A bancada trabalhista diminuiu de 83 para 46 deputados e será quatro vezes menor do que a bancada empresarial, que elegeu pelo menos 190 deputados, nas estimativas do Departamento Intersindical de Assessoria Parlamentar (DIAP). Também nas projeções do DIAP, a bancada evangélica elegeu ao menos 74 deputados (com tendência de crescimento), quatro a menos do que os atuais 78. A bancada ruralista elegeu pelo menos 139, no levantamento preliminar do DIAP. A bancada de parentes elegeu pelo menos 83 deputados, contra 78 deputados e deputadas com vínculos familiares eleitos em 2010.
A coligação que apoiou a candidatura do senador Aécio Neves (PSDB / PMN / SD / DEM / PEN / PTN / PTB / PTC / PTdoB) elegeu 126 deputados. Já a coligação que apoiou a candidatura de Marina Silva (PHS / PRP / PPS / PPL / PSB / PSL) elegeu 51 deputados.
Deve haver, por exemplo, um forte embate em torno de leis trabalhistas. Para o analista político Antônio Augusto de Queiroz, diretor de Documentação do DIAP, a redução da bancada sindical é extremamente preocupante do ponto de vista dos trabalhadores. Ele teme uma investida, por parte de setores empresariais, visando o abrandamento das leis trabalhistas, e em especial em termos da regulamentação da terceirização.
“Uma bancada sindical menor vai reduzir o poder de enfrentamento com a agenda empresarial”, afirma Queiroz. Ele observa que na própria campanha presidencial a temática dos direitos trabalhistas não foi tratada de forma adequada pelos candidatos. O assunto apenas ganhou força, nota, quando foi divulgado o “contraditório programa de governo na área do trabalho” da candidata Marina Silva (PSB). “Essa divulgação forçou os outros candidatos a se posicionarem”, lembra.
Reformas política e tributária – As reformas política e tributária devem gerar polêmica. O analista político Antônio Augusto de Queiroz, diretor de Documentação do DIAP, entende que uma ampla reforma política, incluindo uma Constituinte exclusiva, não deverá interessar, por exemplo, aos novos partidos com representação no Congresso Nacional. Atualmente o Congresso tem 22, mas a nova legislatura terá 28 partidos representados, com a inclusão de PSD (Partido Social Democrático, de Gilberto Kassab), SD (Solidariedade, de Paulinho da Força), Pros (Partido Republicano da Ordem Social, dos irmãos Ciro e Cid Gomes), PSDC (Partido Social Democrata Cristão), PEN (Partido Ecológico Nacional) e PTN (Partido Trabalhista Nacional).

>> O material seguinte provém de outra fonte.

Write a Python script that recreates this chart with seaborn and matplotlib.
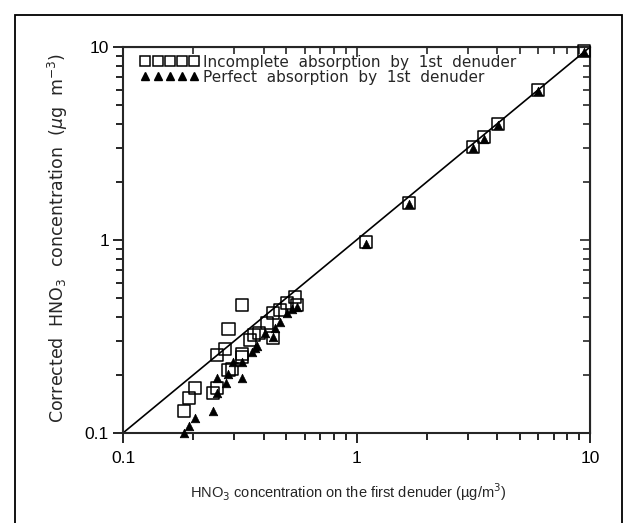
import matplotlib
matplotlib.use("Agg")
import matplotlib.pyplot as plt
from matplotlib.lines import Line2D
from matplotlib.patches import Rectangle
import matplotlib.ticker as mticker
import pandas as pd
import seaborn as sns

# Incomplete absorption by 1st denuder (open squares)
sq_x = [0.183, 0.192, 0.203, 0.242, 0.252, 0.252, 0.273, 0.283, 0.283, 0.293,
        0.324, 0.324, 0.324, 0.350, 0.364, 0.384, 0.412, 0.440, 0.440, 0.470,
        0.502, 0.545, 0.555, 1.10, 1.67, 3.15, 3.50, 4.05, 6.00, 9.45]
sq_y = [0.130, 0.151, 0.172, 0.161, 0.172, 0.253, 0.272, 0.345, 0.212, 0.214,
        0.460, 0.248, 0.257, 0.303, 0.322, 0.331, 0.373, 0.417, 0.310, 0.434,
        0.470, 0.508, 0.460, 0.98, 1.56, 3.05, 3.40, 4.00, 6.00, 9.55]

# Perfect absorption by 1st denuder (filled triangles)
tri_x = [0.183, 0.192, 0.203, 0.243, 0.252, 0.253, 0.275, 0.283, 0.295, 0.324,
         0.324, 0.356, 0.368, 0.376, 0.406, 0.437, 0.448, 0.470, 0.502, 0.527,
         0.555, 1.10, 1.67, 3.15, 3.50, 4.05, 6.00, 9.45]
tri_y = [0.100, 0.109, 0.120, 0.130, 0.192, 0.161, 0.182, 0.201, 0.234, 0.192,
         0.234, 0.264, 0.275, 0.282, 0.328, 0.313, 0.351, 0.377, 0.417, 0.437,
         0.451, 0.95, 1.53, 3.00, 3.35, 3.95, 5.95, 9.45]

# 1:1 line
line_x = [0.1, 10]
line_y = [0.1, 10]

sq = pd.DataFrame({"x": sq_x, "y": sq_y})
tri = pd.DataFrame({"x": tri_x, "y": tri_y})
one = pd.DataFrame({"x": line_x, "y": line_y})

sns.set_style("ticks")
plt.rcParams["font.family"] = ["DejaVu Sans"]

fig = plt.figure(figsize=(6.36, 5.23), dpi=100)
ax = fig.add_axes([0.1934, 0.1721, 0.7343, 0.738])

sns.lineplot(data=one, x="x", y="y", ax=ax, color="black", lw=1.2)
sns.scatterplot(data=sq, x="x", y="y", ax=ax, marker="s", s=75,
                facecolor="none", edgecolor="black", linewidth=1.1, zorder=3,
                clip_on=False)
sns.scatterplot(data=tri, x="x", y="y", ax=ax, marker="^", s=38,
                color="black", edgecolor="black", linewidth=0.5, zorder=4,
                clip_on=False)

ax.set_xscale("log")
ax.set_yscale("log")
ax.set_xlim(0.1, 10)
ax.set_ylim(0.1, 10)

ax.xaxis.set_major_locator(mticker.FixedLocator([0.1, 1, 10]))
ax.yaxis.set_major_locator(mticker.FixedLocator([0.1, 1, 10]))
ax.xaxis.set_major_formatter(mticker.FixedFormatter(["0.1", "1", "10"]))
ax.yaxis.set_major_formatter(mticker.FixedFormatter(["0.1", "1", "10"]))
ax.xaxis.set_minor_locator(mticker.LogLocator(base=10, subs=range(2, 10)))
ax.yaxis.set_minor_locator(mticker.LogLocator(base=10, subs=range(2, 10)))
ax.xaxis.set_minor_formatter(mticker.NullFormatter())
ax.yaxis.set_minor_formatter(mticker.NullFormatter())

for s in ax.spines.values():
    s.set_linewidth(1.5)
    s.set_visible(True)

ax.tick_params(which="both", direction="out", bottom=True, left=True, top=False, right=False,
               width=1.2, colors="black")
ax.tick_params(which="major", length=7)
ax.tick_params(which="minor", length=5)
for lab in ax.get_xticklabels() + ax.get_yticklabels():
    lab.set_family("Liberation Sans")
    lab.set_fontsize(12.5)
ax.tick_params(axis="x", pad=6)
ax.tick_params(axis="y", pad=3)

# inward ticks on the top and right edges
top = ax.secondary_xaxis("top")
top.xaxis.set_major_locator(mticker.FixedLocator([0.1, 1, 10]))
top.xaxis.set_minor_locator(mticker.LogLocator(base=10, subs=range(2, 10)))
top.xaxis.set_major_formatter(mticker.NullFormatter())
top.xaxis.set_minor_formatter(mticker.NullFormatter())
top.tick_params(which="both", direction="in", width=1.2)
top.tick_params(which="major", length=7)
top.tick_params(which="minor", length=5)
right = ax.secondary_yaxis("right")
right.yaxis.set_major_locator(mticker.FixedLocator([0.1, 1, 10]))
right.yaxis.set_minor_locator(mticker.LogLocator(base=10, subs=range(2, 10)))
right.yaxis.set_major_formatter(mticker.NullFormatter())
right.yaxis.set_minor_formatter(mticker.NullFormatter())
right.tick_params(which="both", direction="in", width=1.2)
right.tick_params(which="major", length=7)
right.tick_params(which="minor", length=5)

ax.set_xlabel("HNO$_3$ concentration on the first denuder (\u00b5g/m$^3$)",
              family="Liberation Sans", fontsize=10.5, va="center")
ax.xaxis.set_label_coords(0.482, -0.153)
ax.set_ylabel("Corrected  HNO$_3$  concentration  ($\\mu$g  m$^{-3}$)",
              fontsize=12.5, va="center")
ax.yaxis.set_label_coords(-0.139, 0.506)

handles = [
    Line2D([], [], ls="none", marker="s", ms=7.5, mfc="none", mec="black", mew=1.1),
    Line2D([], [], ls="none", marker="^", ms=6, mfc="black", mec="black"),
]
ax.legend(handles, ["Incomplete  absorption  by  1st  denuder",
                    "Perfect  absorption  by  1st  denuder"],
          loc="upper left", bbox_to_anchor=(0.025, 0.996), frameon=False,
          numpoints=5, handlelength=3.8, handletextpad=0.3, labelspacing=0.0,
          fontsize=11, borderaxespad=0)

fig.add_artist(Rectangle((0.0236, -0.05), 0.954, 1.021, transform=fig.transFigure,
                         fill=False, edgecolor="black", lw=1.3))

fig.savefig("out.png", dpi=100)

“Para os novos partidos uma reforma que mudasse as atuais regras do jogo não interessaria”, diz o analista do DIAP. Para ele, uma reforma com Constituinte exclusiva apenas teria chance de ser implementada com três condições: 1. Se houver “o empenho do Executivo”, o que deve ser difícil, porque qualquer presidente eleito terá maiores dificuldades em negociar com o Congresso. 2. Se houver “uma forte pressão popular sobre os parlamentares”. 3 Se as novas regras forem “generosas”, não sendo aplicadas na eleição subsequente. E mudanças no texto constitucional, nota Antônio Augusto de Queiroz, dependem de 308 votos na Câmara, “o que nunca é uma tarefa fácil”.
Para o filósofo Roberto Romano, professor da Unicamp, a reforma política terá muitas dificuldades de ser implementada. “Na nossa história política, quando não se quer mudar nada, se fala daquilo o tempo todo. E está se falando muito em reforma política”, destaca. Uma verdadeira reforma, salienta Romano, deveria começar “por uma completa mudança na atual estrutura partidária, e os partidos brasileiros são tudo, menos democráticos”.